懐かしいジャッキー・チェンの出世作「ドランクモンキー酔拳」を、中国に併合され近年発展の一途を辿る香港が、あれから33年経って原点に返るかのようにリメイクされた。監督のユエン・ウーピンは「マトリックス」、「キル・ビル」の世界的アクション監督。想像以上に切れ味抜群で、度肝を抜くカンフー・アクションの連打に満腹感いっぱいだ。
1861年、清朝末期、海外列強に侵略され国はズタズタ。戦士スー・サン(チウ・マンチェク)は、反乱軍に捕らえられた親王救出で知事の座を与えられるが、妻シャイオン(ジョウ・シュン)との静かな暮らしの方を選ぶ。 5年後、知事の座を譲ったユアンがスーの父を殺害。武術の正道を外れた父親をスーの父に殺されたことから、自らも邪拳を修得し恨みを晴らしたのだ。今度はスーが父の敵を討とうとするが、ユアンの邪拳で川に転落、スーを追いシャイオンも川に飛び込み、ともに医師ユ(ミシェル・ヨー)に助けられ生き延びる…。

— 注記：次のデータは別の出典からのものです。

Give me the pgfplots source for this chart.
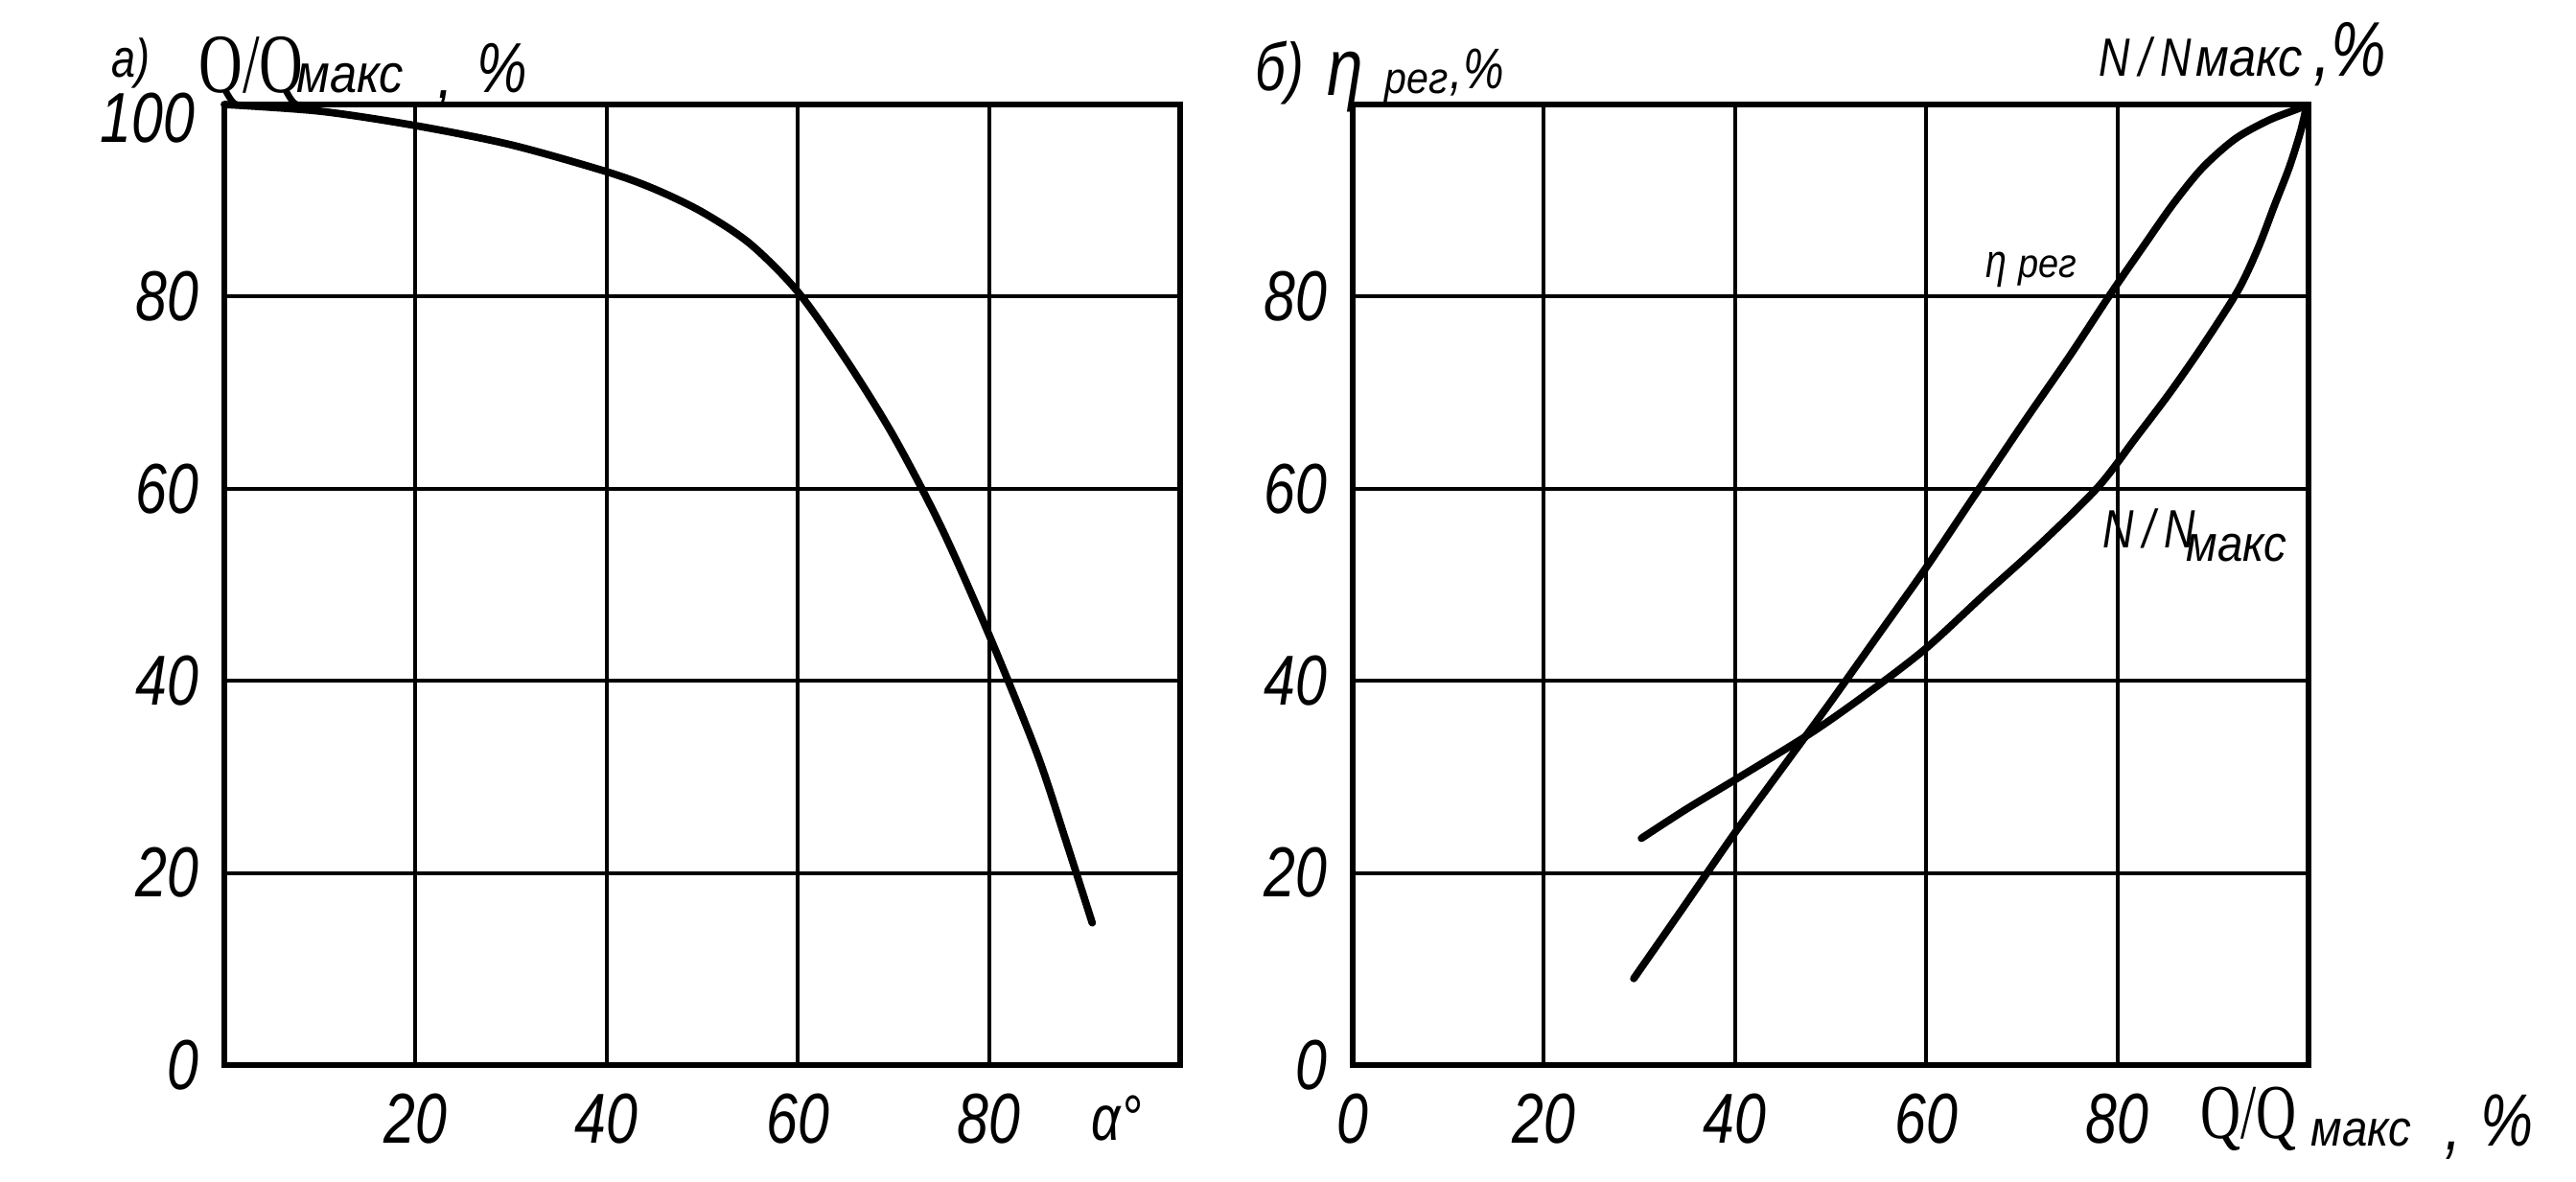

邪拳との戦い、勝つためのスーの超人的な猛特訓は台湾、香港の伝統的な武侠映画の十八番。復讐に燃えるスーの前に、凄腕の相手・ヒゲ仙人と武神が現われ、特訓に一段と熱がこもる。心配したシャイオンが覗くと、そこにはスーだけでしかいなかった…スーの異常さが伝わる場面だ。スーが武神を倒すと“敵”は消え、彼は妻と息子を取り戻しに行く。

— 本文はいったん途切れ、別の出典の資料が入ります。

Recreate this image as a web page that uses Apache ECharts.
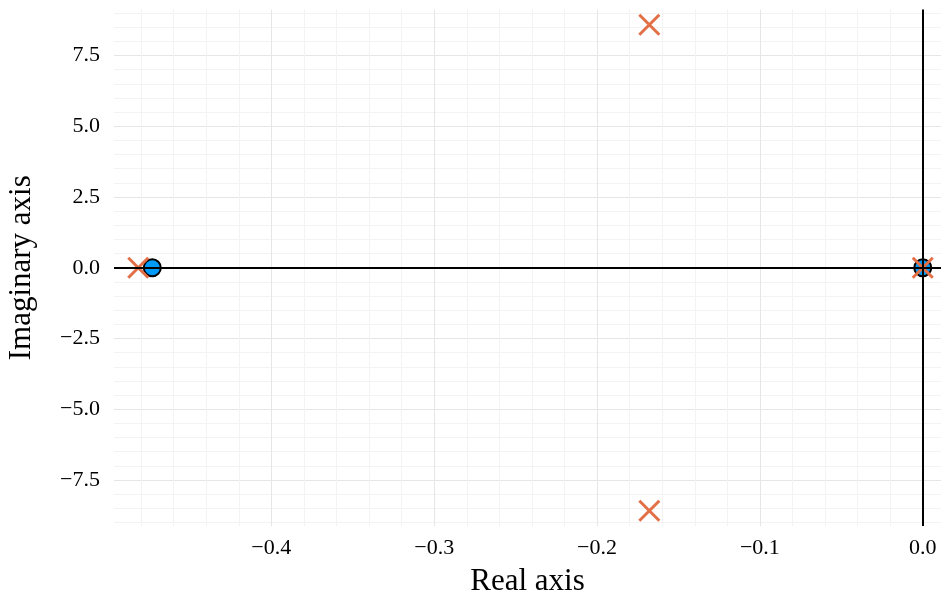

クライマックスはスーとユアンの人間ばなれした激突。ジャッキーの時代が平和に思えるほど激突ぶりは凄まじい。ワイヤーアクションをふんだんに取り入れ、およそあり得ないスーパーアクションの連続。このサービス精神がブルース・リー、ジャッキー・チェン以来の香港カンフー映画の神髄だ。
最後にもう一段、エピソードが続き、そこでは酔拳を会得したスーが、武術連盟総裁率いるアントン(デヴィッド・キャラダイン)が仕切るレスラーたちとの格闘技試合に出場し、大男たちをなぎ倒し、中国の誇りと伝統の強みを見せ付ける。先日のブルース・リー映画「イップマン 葉問」、黒澤明のデビュー作「續姿三四郎」同様、アジアの伝統武術VS西洋のボクシングという図式だ。「イップマン」といい「孫文の義士団」といい、そこにGDP2位に躍進した中国の自負心、愛国心をみてしまうのは考えすぎか?